Bodyscape Photography Backgrounds and Environment
Bodyscape images can be high-key, low-key, or anything in between. It’s up to you to decide on the style and mood you want to convey. Do you want your images to be dark and mysterious, or light and airy?
Generally speaking, a darker environment (or background), together with deeper shadows, will result in a low-key image. Conversely, a very light background and light tones making up the bodyscape will give you a high-key picture. You’ll see examples of both below.

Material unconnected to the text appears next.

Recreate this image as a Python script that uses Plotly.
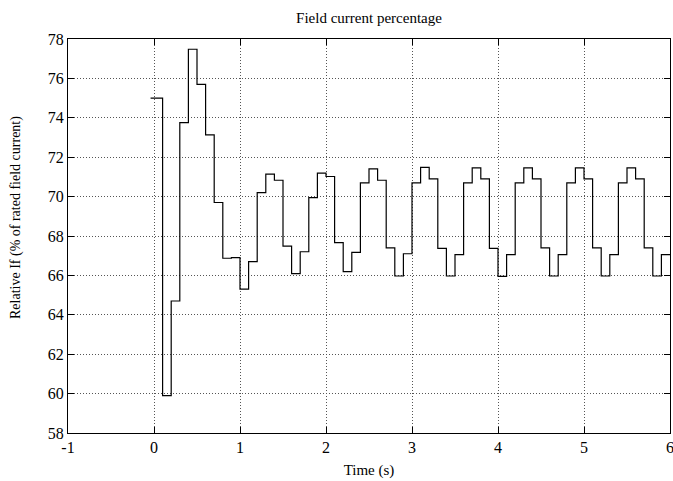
import plotly.graph_objects as go

# Step start times (s) and field current values (% of rated)
t_start = [-0.04, 0.1, 0.2, 0.3, 0.4, 0.5, 0.6, 0.7, 0.8, 0.9,
           1.0, 1.1, 1.2, 1.3, 1.4, 1.5, 1.6, 1.7, 1.8, 1.9,
           2.0, 2.1, 2.2, 2.3, 2.4, 2.5, 2.6, 2.7, 2.8, 2.9,
           3.0, 3.1, 3.2, 3.3, 3.4, 3.5, 3.6, 3.7, 3.8, 3.9,
           4.0, 4.1, 4.2, 4.3, 4.4, 4.5, 4.6, 4.7, 4.8, 4.9,
           5.0, 5.1, 5.2, 5.3, 5.4, 5.5, 5.6, 5.7, 5.8, 5.9, 6.0]
field_pct = [75.0, 59.9, 64.7, 73.75, 77.48, 75.7, 73.13, 69.7, 66.87, 66.9,
             65.3, 66.7, 70.2, 71.14, 70.83, 67.49, 66.09, 67.2, 69.95, 71.19,
             71.02, 67.66, 66.19, 67.17, 70.7, 71.41, 70.83, 67.4, 65.97, 67.1,
             70.7, 71.48, 70.9, 67.37, 65.97, 67.05, 70.7, 71.46, 70.9, 67.37,
             65.95, 67.05, 70.7, 71.46, 70.9, 67.4, 65.97, 67.05, 70.7, 71.46,
             70.9, 67.4, 65.97, 67.05, 70.7, 71.46, 70.9, 67.4, 65.97, 67.05, 67.05]

x_ticks = [-1, 0, 1, 2, 3, 4, 5, 6]
y_ticks = [58, 60, 62, 64, 66, 68, 70, 72, 74, 76, 78]

fig = go.Figure()
fig.add_trace(go.Scatter(
    x=t_start, y=field_pct, mode="lines",
    line=dict(shape="hv", color="black", width=1.2),
    showlegend=False,
))

font_family = "Liberation Serif, Times New Roman, serif"
axis_common = dict(
    showline=True, linecolor="black", linewidth=1.3, mirror="ticks",
    ticks="inside", ticklen=6, tickcolor="black", tickwidth=1,
    showgrid=True, gridcolor="#555555", gridwidth=1, griddash="1px,2px",
    zeroline=False, ticklabeloverflow="allow", automargin=False,
    tickfont=dict(family=font_family, size=16, color="black"),
)

fig.update_layout(
    width=673, height=481,
    margin=dict(l=68, r=3, t=39, b=48),
    paper_bgcolor="white", plot_bgcolor="white",
    font=dict(family=font_family, color="black"),
    title=dict(text="Field current percentage", x=0.5, xref="paper",
               xanchor="center", y=1 - 18 / 481, yref="container", yanchor="middle",
               font=dict(family=font_family, size=15, color="black")),
    xaxis=dict(range=[-1, 6], tickvals=x_ticks,
               ticktext=[str(v) for v in x_ticks],
               title=dict(text="Time (s)", standoff=9,
                          font=dict(family=font_family, size=15, color="black")),
               **axis_common),
    yaxis=dict(range=[58, 78], tickvals=y_ticks,
               ticktext=[str(v) for v in y_ticks],
               **axis_common),
)
fig.add_annotation(
    text="Relative If (% of rated field current)",
    xref="paper", yref="paper", x=-(68 - 16) / 602, y=(433 - 218) / 394,
    xanchor="center", yanchor="middle", textangle=-90, showarrow=False,
    font=dict(family=font_family, size=14, color="black"),
)

fig.write_html("out.html")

Bodyscape Photography Lighting
Bodyscape photography requires little more than one or two lights and their creative placement. What’s amazing is how easy it can be to create fascinating images with no more than a single light and a variety of poses and camera positions.
As you compose in-camera, or crop later in post, you’ll be amazed at how the shapes and textures of the body can be transformed by light and shadow into fantasy “landscapes” or “moonscapes” (see Figure 3).
Figure 3. Bodyscapes can take on the look of a mysterious, otherworldly, landscape.
When I teach bodyscapes and figure studies I usually demonstrate any number of my favorite lighting setups. But the ones I’ll show here are very effective and easy to do when you’re just getting started.
For classic low-key bodyscape photography, you can use one light at a hard angle to create dramatic highlights against the form (see the setup in Figure 4). Here, I’m using a shoe mount flash on a lightstand, with a 43″ shoot-through umbrella modifier to create this effect for Figure 5.
Figure 4. For a side light and dramatic portrait light effect, I like to bring the light out to just past the subject’s side, slightly in front. In this case, the light will be closer to the subject and modified with a shoot-through umbrella or softbox.
Figure 5. Bodyscape featuring neck and shoulders.
Here’s another (see Figure 6) with a change to the model’s pose, and a soft glow added in Lightroom, to create a different effect.
Figue 6. Low-key bodyscape with soft focus/glow effect.
Finally, the high-key image below was created by placing two shoe mount flash units on stands directed only at the wall behind the model, as shown in Figure 7. Exposure was boosted to bring out the figure and overexpose most of the background (see Figure 8).
Figure 7. High-key lighting setup. (A) Two flash units directed at the wall behind the subject. The table, almost out of frame here, is where the model posed for these shots.
Figure 8. High-key bodyscape.
I do recommend having your initial lighting setup and camera settings in place, tested, and ready to shoot before your model arrives to the set. This way, a couple of final test shots with the model will allow you to start shooting in a flow almost immediately. A clean and organized studio (or portable studio) setup will also help keep you and your model focused and allow you to progress smoothly through the shoot.
Editing and Post-Processing for Bodyscape Photography
Much of the success of bodyscape photography relies on the decisions made during the post-processing stage. Many hidden treasures can be found while experimenting with cropping and rotating images, and in the adjustments made to color and tones in editing software like Lightroom and Photoshop.
For example, a working image from your bodyscape shoot might include a wider shot like the one shown in Figure 9. In this case, the model is posed in a standing position with the light coming in at an angle from behind and to the left of the camera (the screen shot is shown with the image already rotated).
Figure 9. Low-key image, cropped and rotated. (Screen shot from video included with my Nudes & Bodyscapes guide).
By simply experimenting with rotating and cropping the image, we’ve discovered an new composition! Finish that off with some basic adjustments in Lightroom and we’ve got one of potentially several finished bodyscape photographs from our working image (Figure 10).
Figure 10. Low-key bodyscape from crop.
Here’s another (see Figure 11) that we’ve captured against a light-colored background with the same high-key setup shown earlier. Again, creative cropping brings about a pleasing bodyscape composition from an otherwise wider, non-bodyscape pose. I finished by processing it in Lightroom to achieve a soft, airy, sculptural look (see Figure 12).
Figure 11. Cropping down to discover a potential bodyscape composition. (Screen shot from video included with my Nudes & Bodyscapes guide).
Figure 12. High-key bodyscape from crop.
If you’ve been interested in trying figure studies, or nude abstracts, give bodyscape photography a try. It’s very easy to do with minimal lighting and basic post-processing adjustments. Some of the most creative choices you can make will be after the shoot in Lightroom or your favorite photo editor. Almost anyone comfortable enough to pose for you can serve as a good model, and the images you create can be displayed tastefully for anyone to enjoy.